Thom Thom qui a créé la structure de base devient, en quelque sorte, un maître d’œuvre qui colle (le plus souvent en concertation) les collages de ses amis collagistes.

Nous remarquons qu’à l’encadrement des sarcophages correspond un collage symétrique des œuvres par rapport au motif central du portrait. Les tigres de Mosko (Mosko, grand pochoiriste devant l’éternel, a, pour l’occasion peint ses pochoirs sur des affiches découpées), les tigres inversés, font pendant au portrait de Thom Thom. Ils découpent l’espace en trois parties, leur hauteur rythmant l’ensemble de la composition (alternance grand / moyen/grand/moyen/grand). Le collage de Paddy renforme l’axe central ajoutant au regard de la très jolie femme, un autre regard de femme qui non seulement regarde le regardeur mais photographie les photographes. Une mise en abîme pour les happy few. Les deux portraits de FKDL (celui de Joséphine Baker, si je ne m’abuse !), bien que collés à des hauteurs différentes concourent à la perception globale d’une composition symétrique.

Ce qui est plus ou moins vrai ! Certains collages sont uniques et un intrus, un pochoir, s’est même glissé dans l’œuvre ! La symétrie et surtout l’encadrement par les Toutankhamon organisent l’œuvre globale lui donnant une relative cohérence spatiale. En fait, les amis de Thom Thom ont apporté des pierres à l’édifice. Parfois de petites pierres, comme celles de 13 Bis, parfois une déclinaison en diptyque, comme les deux collages de Marquise.

Foin des symétries, filles de la géométrie, l’asymétrie voire le désordre perturbe la belle ordonnance de base. C’est dans ce désordre que le regard cherche dans la superposition des collages des trésors. La dysharmonie des couleurs renforce ce caractère.
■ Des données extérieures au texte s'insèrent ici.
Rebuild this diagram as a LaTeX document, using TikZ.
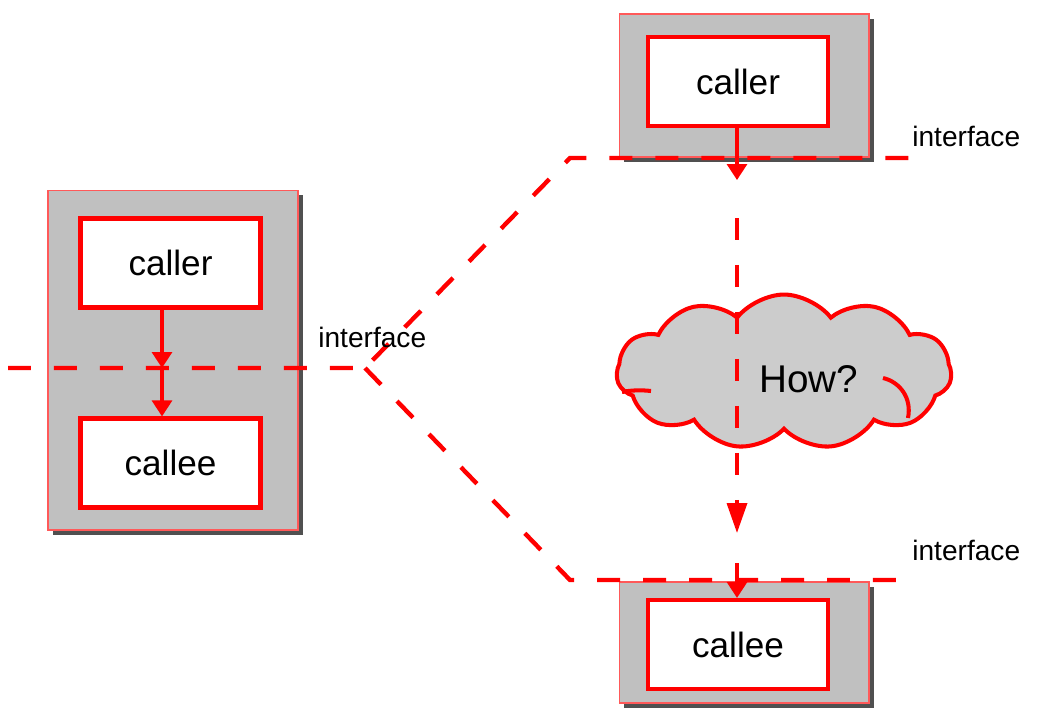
\documentclass[tikz,border=0pt]{standalone}
\usepackage{fontspec}
\setmainfont{Liberation Sans}
\usetikzlibrary{arrows.meta,shapes.symbols,shadows}
\definecolor{boxgray}{HTML}{C0C0C0}
\definecolor{cloudgray}{HTML}{CCCCCC}
\definecolor{shadowgray}{HTML}{505050}
\definecolor{myred}{HTML}{FF0000}
\begin{document}
\begin{tikzpicture}[x=0.02cm,y=-0.02cm,
  outerbox/.style={draw=myred!65, line width=0.6pt, fill=boxgray, minimum width=5cm, inner sep=0,
    drop shadow={shadow xshift=0.1cm, shadow yshift=-0.1cm, fill=shadowgray, opacity=1}},
  innerbox/.style={draw=myred, line width=2.4pt, fill=white, minimum width=3.6cm, minimum height=1.78cm,
    inner sep=0, font=\fontsize{20}{24}\selectfont},
  iface/.style={draw=myred, line width=2.5pt, dash pattern=on 0.46cm off 0.46cm},
  vdash/.style={draw=myred, line width=2pt, dash pattern=on 0.44cm off 0.5cm},
  arr/.style={draw=myred, line width=1.8pt, -{Triangle[length=0.32cm,width=0.4cm]}},
  bigarr/.style={-{Triangle[length=0.6cm,width=0.4cm]}},
  puff/.style={draw=myred, line width=2.3pt},
  lbl/.style={font=\fontsize{16}{19}\selectfont, inner sep=0, anchor=base west}]
\useasboundingbox (0,0) rectangle (1045,721);

% outer boxes
\node[outerbox, minimum height=6.8cm] (lbox) at (173,360) {};
\node[outerbox, minimum height=2.86cm] (tbox) at (744,85.5) {};
\node[outerbox, minimum height=2.42cm] (bbox) at (744,642.5) {};

% inner boxes
\node[innerbox] (lcaller) at (170.5,263) {caller};
\node[innerbox] (lcallee) at (170.5,463) {callee};
\node[innerbox] (rcaller) at (738,81.5) {caller};
\node[innerbox] (rcallee) at (738,644.5) {callee};

% cloud
\node[cloud, cloud puffs=11, cloud puff arc=105, aspect=2.1, draw=myred, line width=2.3pt,
  fill=cloudgray, minimum width=6.7cm, minimum height=3.1cm, inner sep=0] (cloud) at (784,372) {};
% inner puff arcs
\draw[puff] (883,378) .. controls (900,382) and (912,398) .. (908,418);
\draw[puff] (622,392) .. controls (632,390) and (642,390) .. (651,391);
\node[font=\fontsize{22}{26}\selectfont, inner sep=0, anchor=base] (how) at (809,392) {How?};

% interface lines
\coordinate (lstart) at (8,368);
\coordinate (vtx) at (365,368);
\coordinate (ucorner) at (570,158);
\coordinate (uend) at (916,158);
\coordinate (dcorner) at (570,580);
\coordinate (dend) at (916,580);
\draw[iface] (lstart) -- (vtx) -- (ucorner) -- (uend);
\draw[iface] (vtx) -- (dcorner) -- (dend);

% arrows left
\coordinate (lmid) at (162,368);
\draw[arr] (lcaller.south -| lmid) -- (lmid);
\draw[arr] (lmid) -- (lmid |- lcallee.north);

% arrows right
\coordinate (rtip) at (737,180);
\coordinate (rvstart) at (737,218);
\coordinate (rvend) at (737,533);
\coordinate (rstub) at (737,563);
\draw[arr] (rcaller.south -| rtip) -- (rtip);
\draw[vdash, bigarr] (rvstart) -- (rvend);
\draw[arr] (rstub) -- (rstub |- rcallee.north);

% labels
\node[lbl] (lif) at (318,347) {interface};
\node[lbl] (tif) at (912,146) {interface};
\node[lbl] (bif) at (912,560) {interface};
\end{tikzpicture}
\end{document}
Au-dessus du collage, a été écrite (collée !) une longue phrase : « Nous devrions avoir moins peur des dommages collatéraux de l’activisme sur nos vies que du patriarcat. » Une phrase qui vient en résonance avec l’actuelle activité des revendications féministes.

Je vous entends me demander quel est le rapport entre cette phrase et l’œuvre ? Vous m’entendrez répondre : aucun. Et ce ne sont pas les portraits féminins qui nous donnent une clé pour saisir la relation entre une phrase comprise comme la légende de l’œuvre. Sauf que l’œuvre est une brillante défense et illustration du collagisme et que la phrase est écrite en collant une à une les lettres comme le font depuis septembre des groupes féministes. Ces groupes d’horizons différents ont collé plus de 400 phrases de cette manière pour lutter contre le « féminicide ».

Collages comme moyens de lutte politique, collages « artistiques », une même technique, une diversité d’objectifs et de messages. Des feuilles de papier, de la colle, des moyens frustres qui peuvent, utilisés avec intelligence et art, être de puissants médias. Pour faire de belles choses, de grandes choses, des choses utiles et pourquoi pas changer la Constitution.